What is being asked:
Begin with the first line and repeat exactly through the line containing "const rightTicks = [0, 20, 40, 60, 80, 100];"; leave every image out.

_ _ _ _

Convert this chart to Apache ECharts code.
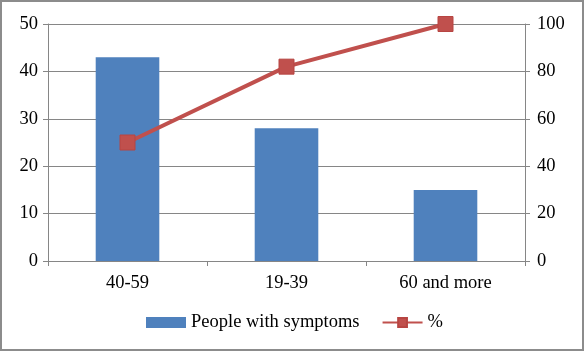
<!DOCTYPE html>
<html><head><meta charset="utf-8">
<script src="https://cdn.jsdelivr.net/npm/echarts@6/dist/echarts.min.js"></script>
<style>html,body{margin:0;padding:0;background:#fff}#c{width:585px;height:352px}</style>
</head><body><div id="c"></div>
<script>
const categories = ['40-59', '19-39', '60 and more'];
const peopleWithSymptoms = [43, 28, 15];
const percent = [50, 82, 100];
const leftTicks = [0, 10, 20, 30, 40, 50];
const rightTicks = [0, 20, 40, 60, 80, 100];

const font = '"Liberation Serif", "Times New Roman", serif';
const axisGray = '#868686';
const fs = 18.5;
const chart = echarts.init(document.getElementById('c'), null, {renderer: 'canvas'});
chart.setOption({
  animation: false,
  textStyle: {fontFamily: font},
  graphic: [{
    type: 'rect', shape: {x: 1, y: 1, width: 582, height: 349},
    style: {fill: 'none', stroke: '#8c8c8c', lineWidth: 2}, silent: true, z: 100
  }],
  grid: {left: 48, right: 60, top: 24, bottom: 91},
  legend: {
    left: 141, top: 308, itemGap: 22,
    itemWidth: 40, itemHeight: 11,
    textStyle: {fontFamily: font, fontSize: fs, color: '#000'},
    data: [
      {name: 'People with symptoms', icon: 'rect'},
      {name: '%'}
    ]
  },
  xAxis: {
    type: 'category', data: categories,
    axisLine: {lineStyle: {color: axisGray, width: 1}},
    axisTick: {show: true, length: 5, alignWithLabel: false, lineStyle: {color: axisGray}},
    axisLabel: {fontFamily: font, fontSize: fs, color: '#000', margin: 13}
  },
  yAxis: [{
    type: 'value', min: leftTicks[0], max: leftTicks[leftTicks.length - 1], interval: 10,
    axisLine: {show: true, lineStyle: {color: axisGray}},
    axisTick: {show: true, length: 5, lineStyle: {color: axisGray}},
    axisLabel: {fontFamily: font, fontSize: fs, color: '#000', margin: 10},
    splitLine: {show: true, lineStyle: {color: axisGray, width: 1}}
  }, {
    type: 'value', min: rightTicks[0], max: rightTicks[rightTicks.length - 1], interval: 20,
    position: 'right',
    axisLine: {show: true, lineStyle: {color: axisGray}},
    axisTick: {show: true, length: 5, lineStyle: {color: axisGray}},
    axisLabel: {fontFamily: font, fontSize: fs, color: '#000', margin: 12},
    splitLine: {show: false}
  }],
  series: [{
    name: 'People with symptoms', type: 'bar', data: peopleWithSymptoms,
    yAxisIndex: 0, barWidth: '40%',
    itemStyle: {color: '#4F81BD'}
  }, {
    name: '%', type: 'line', data: percent, yAxisIndex: 1,
    lineStyle: {color: '#C0504D', width: 4},
    itemStyle: {color: '#C0504D', borderColor: '#B74542', borderWidth: 1},
    symbol: 'rect', symbolSize: 15
  }]
});
</script></body></html>
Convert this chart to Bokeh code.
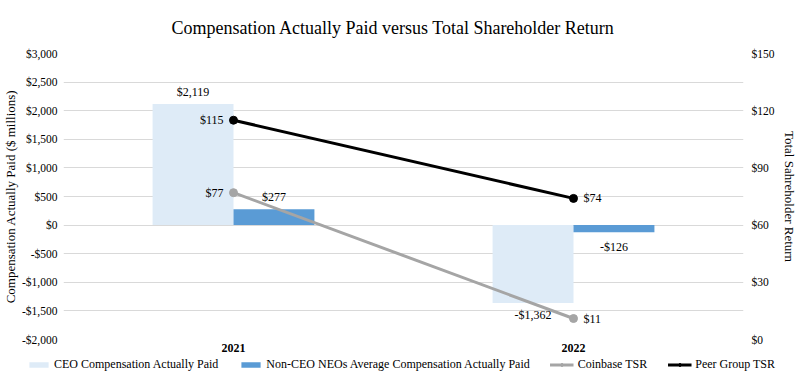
from bokeh.plotting import figure
from bokeh.layouts import column
from bokeh.models import (ColumnDataSource, FactorRange, Range1d, LinearAxis,
                          Legend, LegendItem, FixedTicker)
from bokeh.transform import dodge
from bokeh.core.properties import value
from bokeh.embed import file_html
from bokeh.resources import INLINE

# ---------------- data ----------------
years = ["2021", "2022"]
ceo_cap = [2119, -1362]          # CEO Compensation Actually Paid
neo_cap = [277, -126]            # Non-CEO NEOs Average Compensation Actually Paid
coinbase_tsr = [77, 11]          # Coinbase TSR
peer_tsr = [115, 74]             # Peer Group TSR

left_ticks = list(range(-2000, 3001, 500))
right_ticks = list(range(0, 151, 30))

FONT = "Liberation Serif"
CEO_COLOR = "#DEEBF7"
NEO_COLOR = "#5A9BD5"
CB_COLOR = "#A5A5A5"
PEER_COLOR = "#000000"


def money(v):
    return ("-$" if v < 0 else "$") + f"{abs(v):,}"


src = ColumnDataSource(dict(
    year=years,
    ceo=ceo_cap,
    neo=neo_cap,
    cb=coinbase_tsr,
    peer=peer_tsr,
    ceo_lbl=[money(v) for v in ceo_cap],
    neo_lbl=[money(v) for v in neo_cap],
    cb_lbl=[money(v) for v in coinbase_tsr],
    peer_lbl=[money(v) for v in peer_tsr],
    ceo_base=["bottom" if v >= 0 else "top" for v in ceo_cap],
    neo_base=["bottom" if v >= 0 else "top" for v in neo_cap],
    ceo_off=[-5 if v >= 0 else 5 for v in ceo_cap],
    neo_off=[-5 if v >= 0 else 8 for v in neo_cap],
    pt_align=["right" if i == 0 else "left" for i in range(len(years))],
    pt_off=[-10 if i == 0 else 10 for i in range(len(years))],
))

p = figure(
    width=801, height=357,
    x_range=FactorRange(*years, range_padding=0),
    y_range=Range1d(-2000, 3000),
    output_backend="svg", toolbar_location=None,
    min_border_left=63, min_border_right=58, min_border_top=53, min_border_bottom=18,
)
p.frame_align = False
p.extra_y_ranges = {"tsr": Range1d(0, 150)}

# title
p.title.text = "Compensation Actually Paid versus Total Shareholder Return"
p.title.text_font = FONT
p.title.text_font_size = "18px"
p.title.text_font_style = "normal"
p.title.align = "left"
p.title.offset = 108
p.title.text_color = "#000000"
p.title.standoff = 31

p.outline_line_color = None
p.xgrid.grid_line_color = None
p.ygrid.grid_line_color = "#D9D9D9"
p.ygrid.grid_line_width = 1
p.ygrid.ticker = FixedTicker(ticks=left_ticks)

# left axis
ya = p.yaxis[0]
ya.ticker = FixedTicker(ticks=left_ticks)
ya.major_label_overrides = {t: money(t) for t in left_ticks}
ya.axis_label = "Compensation Actually Paid ($ millions)"

# right axis
ra = LinearAxis(y_range_name="tsr", ticker=FixedTicker(ticks=right_ticks))
ra.major_label_overrides = {t: money(t) for t in right_ticks}
ra.axis_label = "Total Sahreholder Return"
p.add_layout(ra, "right")

for ax in (ya, ra):
    ax.axis_line_color = None
    ax.major_tick_line_color = None
    ax.minor_tick_line_color = None
    ax.major_tick_out = 0
    ax.major_tick_in = 0
    ax.minor_tick_out = 0
    ax.minor_tick_in = 0
    ax.major_label_text_font = FONT
    ax.major_label_text_font_size = "11.5px"
    ax.major_label_text_color = "#000000"
    ax.major_label_standoff = 8
    ax.axis_label_text_font = FONT
    ax.axis_label_text_font_size = "13px"
    ax.axis_label_text_font_style = "normal"
    ax.axis_label_text_color = "#000000"
ya.major_label_standoff = 6
ya.axis_label_standoff = 1
ra.axis_label_standoff = 4

xa = p.xaxis[0]
xa.axis_line_color = None
xa.major_tick_line_color = None
xa.minor_tick_line_color = None
xa.major_tick_out = 0
xa.major_tick_in = 0
xa.major_label_text_font = FONT
xa.major_label_text_font_size = "12px"
xa.major_label_text_font_style = "bold"
xa.major_label_text_color = "#000000"
xa.major_label_standoff = 4

# bars
bw = 0.238
p.vbar(x=dodge("year", -bw / 2, range=p.x_range), top="ceo", bottom=0, width=bw,
       source=src, fill_color=CEO_COLOR, line_color=None)
p.vbar(x=dodge("year", bw / 2, range=p.x_range), top="neo", bottom=0, width=bw,
       source=src, fill_color=NEO_COLOR, line_color=None)

# lines
p.line(x="year", y="cb", source=src, y_range_name="tsr", line_color=CB_COLOR, line_width=3)
p.scatter(x="year", y="cb", source=src, y_range_name="tsr", size=8,
          fill_color=CB_COLOR, line_color=CB_COLOR)
p.line(x="year", y="peer", source=src, y_range_name="tsr", line_color=PEER_COLOR, line_width=3)
p.scatter(x="year", y="peer", source=src, y_range_name="tsr", size=8,
          fill_color=PEER_COLOR, line_color=PEER_COLOR)

# data labels
lbl_kw = dict(text_font=value(FONT), text_font_size="12px", text_color="#000000")
p.text(x=dodge("year", -bw / 2, range=p.x_range), y="ceo", text="ceo_lbl", source=src,
       text_align="center", text_baseline="ceo_base", y_offset="ceo_off", **lbl_kw)
p.text(x=dodge("year", bw / 2, range=p.x_range), y="neo", text="neo_lbl", source=src,
       text_align="center", text_baseline="neo_base", y_offset="neo_off", **lbl_kw)
p.text(x="year", y="cb", text="cb_lbl", source=src, y_range_name="tsr",
       text_align="pt_align", text_baseline="middle", x_offset="pt_off", **lbl_kw)
p.text(x="year", y="peer", text="peer_lbl", source=src, y_range_name="tsr",
       text_align="pt_align", text_baseline="middle", x_offset="pt_off", **lbl_kw)

# ---------------- legend strip (separate figure under the chart) ----------------
lf = figure(
    width=801, height=17, x_range=FactorRange(*years), y_range=Range1d(0, 1),
    x_axis_type=None, y_axis_type=None,
    output_backend="svg", toolbar_location=None,
    min_border_left=0, min_border_right=0, min_border_top=0, min_border_bottom=0,
)
lf.frame_align = False
lf.outline_line_color = None
lf.grid.visible = False

g_ceo = lf.vbar(x="year", top="ceo", width=0.5, source=src, fill_color=CEO_COLOR,
                line_color=None, visible=False)
g_neo = lf.vbar(x="year", top="neo", width=0.5, source=src, fill_color=NEO_COLOR,
                line_color=None, visible=False)
g_cb_l = lf.line(x="year", y="cb", source=src, line_color=CB_COLOR, line_width=3, visible=False)
g_cb_s = lf.scatter(x="year", y="cb", source=src, size=8, fill_color=CB_COLOR,
                    line_color=CB_COLOR, visible=False)
g_pe_l = lf.line(x="year", y="peer", source=src, line_color=PEER_COLOR, line_width=3, visible=False)
g_pe_s = lf.scatter(x="year", y="peer", source=src, size=8, fill_color=PEER_COLOR,
                    line_color=PEER_COLOR, visible=False)

legend = Legend(items=[
    LegendItem(label="CEO Compensation Actually Paid", renderers=[g_ceo]),
    LegendItem(label="Non-CEO NEOs Average Compensation Actually Paid", renderers=[g_neo]),
    LegendItem(label="Coinbase TSR", renderers=[g_cb_l, g_cb_s]),
    LegendItem(label="Peer Group TSR", renderers=[g_pe_l, g_pe_s]),
],
    orientation="horizontal", location="top_center",
    label_text_font=FONT, label_text_font_size="12px", label_text_color="#000000",
    glyph_width=24, glyph_height=7, label_height=14, label_standoff=4,
    spacing=20, padding=0, margin=0, click_policy="none",
    border_line_color=None, background_fill_alpha=0, inactive_fill_alpha=0,
)
lf.add_layout(legend, "center")

layout = column(p, lf, spacing=0)
open("out.html", "w").write(file_html(layout, INLINE))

_ _ _ _

Written response:
Convert this chart to Apache ECharts code.
<!DOCTYPE html>
<html><head><meta charset="utf-8">
<script src="https://cdn.jsdelivr.net/npm/echarts@6/dist/echarts.min.js"></script>
<style>html,body{margin:0;padding:0;background:#fff}#c{width:585px;height:352px}</style>
</head><body><div id="c"></div>
<script>
const categories = ['40-59', '19-39', '60 and more'];
const peopleWithSymptoms = [43, 28, 15];
const percent = [50, 82, 100];
const leftTicks = [0, 10, 20, 30, 40, 50];
const rightTicks = [0, 20, 40, 60, 80, 100];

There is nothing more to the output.